When time is the 4th dimension, how would you measure the duration of two 5 dimensional Spheres, where one is rotating around the other... all that happening in the 6th dimension?
Again Time?
Well, the answer is easy. Time has to be dimensionless. Why don't you finally realize that?!?
Direction is a line or a curve in whatever dimension, but not time. You need time to "walk" in that direction, but it really does not matter, how many dimensions are involved. It is true in every dimension.
ballaststoffel2 1 year ago
@ballaststoffel2 Right! As I've said often in this vlog, time for a 5th dimensional observer would be in the 6th dimension, or for a 2D flatlander would be in the 3rd dimension.

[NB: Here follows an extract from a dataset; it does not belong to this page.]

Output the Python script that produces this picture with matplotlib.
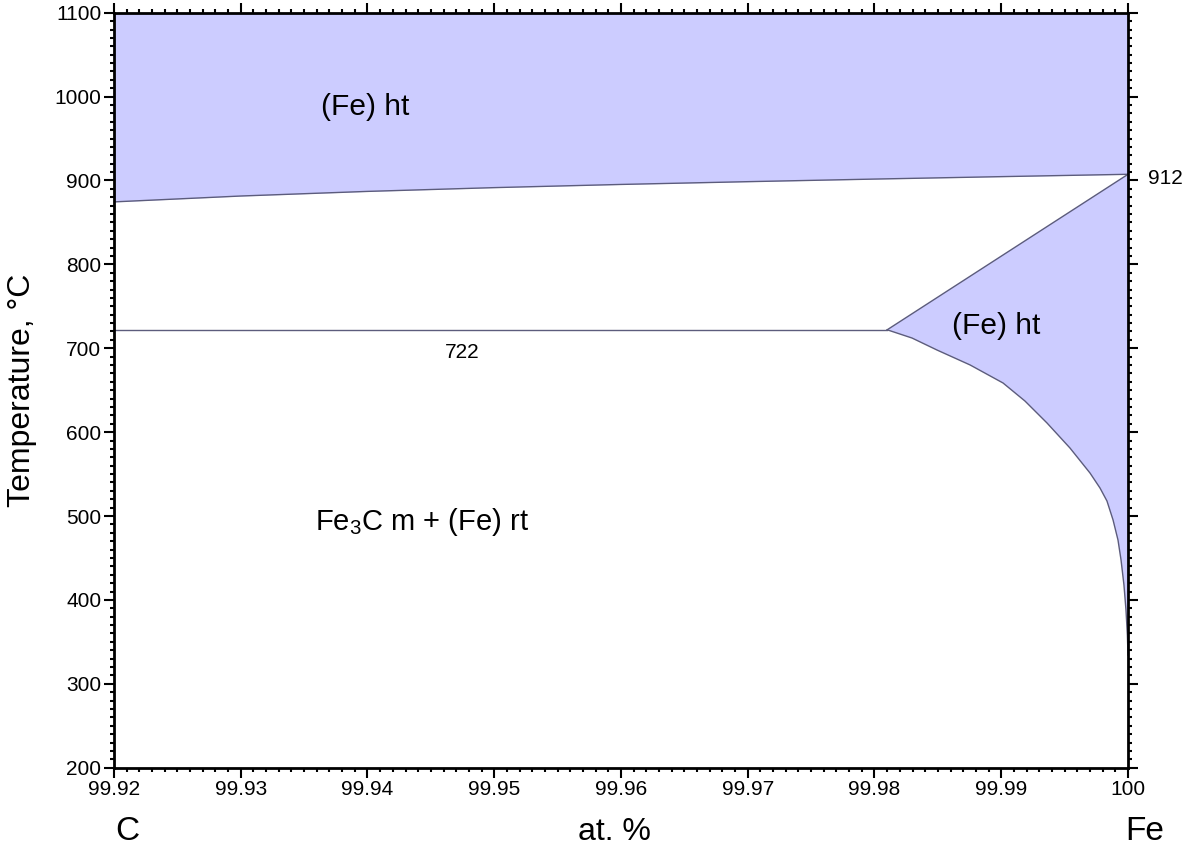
import numpy as np
import matplotlib.pyplot as plt
from matplotlib.ticker import MultipleLocator, FixedLocator

plt.rcParams['font.family'] = ['Liberation Sans', 'DejaVu Sans']

# boundary of the upper (Fe) ht field
top_x = [99.92, 99.93, 99.94, 99.95, 99.96, 99.97, 99.98, 99.99, 100.0]
top_t = [874.5, 881.5, 887.0, 891.5, 895.3, 898.6, 901.7, 904.6, 907.4]

# eutectoid line and point
eut_t = 722
eut_x = 99.981

# line from eutectoid point up to 912 at pure Fe
gam_x = [99.981, 100.0]
gam_t = [722, 907.4]

# lower solvus of the right (Fe) ht field
sol_x = [99.981, 99.98296, 99.98493, 99.98754, 99.99014, 99.99187, 99.99361,
         99.99542, 99.99700, 99.99779, 99.99834, 99.99882, 99.99921, 99.99945,
         99.99968, 99.99984, 99.99995, 100.0]
sol_t = [722, 712.2, 697.9, 680.1, 658.6, 637.1, 610.9,
         581.1, 551.3, 533.4, 517.9, 495.3, 471.4, 447.6,
         417.8, 388.0, 358.2, 334.3]

xticks = [99.92, 99.93, 99.94, 99.95, 99.96, 99.97, 99.98, 99.99, 100.0]
xticklabels = ['99.92', '99.93', '99.94', '99.95', '99.96', '99.97', '99.98', '99.99', '100']

fill_c = '#ccccff'
line_c = '#5c5c7c'

fig = plt.figure(figsize=(11.86, 8.49), dpi=100)
ax = fig.add_axes([0.0961, 0.0958, 0.8550, 0.8892])

# upper field
ax.fill_between(top_x, top_t, 1100, color=fill_c, lw=0)
ax.plot(top_x, top_t, color=line_c, lw=1)

# right field: polygon gamma line -> down Fe side -> back along solvus
px = gam_x + sol_x[::-1]
pt = gam_t + sol_t[::-1]
ax.fill(px, pt, color=fill_c, lw=0)
ax.plot(gam_x, gam_t, color=line_c, lw=1)
ax.plot(sol_x, sol_t, color=line_c, lw=1)

# eutectoid horizontal
ax.plot([99.92, eut_x], [eut_t, eut_t], color=line_c, lw=1)

ax.set_xlim(99.92, 100.0)
ax.set_ylim(200, 1100)

ax.xaxis.set_major_locator(FixedLocator(xticks))
ax.set_xticklabels(xticklabels)
ax.xaxis.set_minor_locator(MultipleLocator(0.001))
ax.yaxis.set_major_locator(MultipleLocator(100))
ax.yaxis.set_minor_locator(MultipleLocator(10))

ax.tick_params(which='both', direction='out', top=True, right=True,
               labeltop=False, labelright=False, width=1.5, colors='black')
ax.tick_params(which='major', length=7, labelsize=15, pad=2)
ax.tick_params(which='minor', length=3)
for s in ax.spines.values():
    s.set_linewidth(2)

ax.set_ylabel('Temperature, \u00b0C', fontsize=23, labelpad=13)

# labels
ax.text(99.9398, 988, '(Fe) ht', fontsize=21.5, ha='center', va='center')
ax.text(99.9896, 726, '(Fe) ht', fontsize=21.5, ha='center', va='center')
ax.text(99.9475, 695, '722', fontsize=15, ha='center', va='center')
ax.text(99.9443, 493, 'Fe$_{\\mathregular{3}}$C m + (Fe) rt', fontsize=21, ha='center', va='center')
fig.text(1165 / 1186, 1 - 179 / 849, '912', fontsize=15, ha='center', va='center')

fig.text(127 / 1186, 1 - 832 / 849, 'C', fontsize=24, ha='center', va='center')
fig.text(614 / 1186, 1 - 832 / 849, 'at. %', fontsize=23, ha='center', va='center')
fig.text(1145 / 1186, 1 - 832 / 849, 'Fe', fontsize=24, ha='center', va='center')

fig.savefig('out.png', dpi=100)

The point of saying that time is a direction not a dimension in the video is the same as saying that "up" or "forward" are not dimensions. "Forward" is not in a specific dimension, it's just a label. Could "forward" be thought of as a direction in the 4th spatial dimension? Sure, within a certain frame of reference.
Rob
10thdim 1 year ago 4
i dunno.. if the absolute is infinite and there was no concept of time before the creation of the universe.
Then shouldn't it be more than just mere a direction.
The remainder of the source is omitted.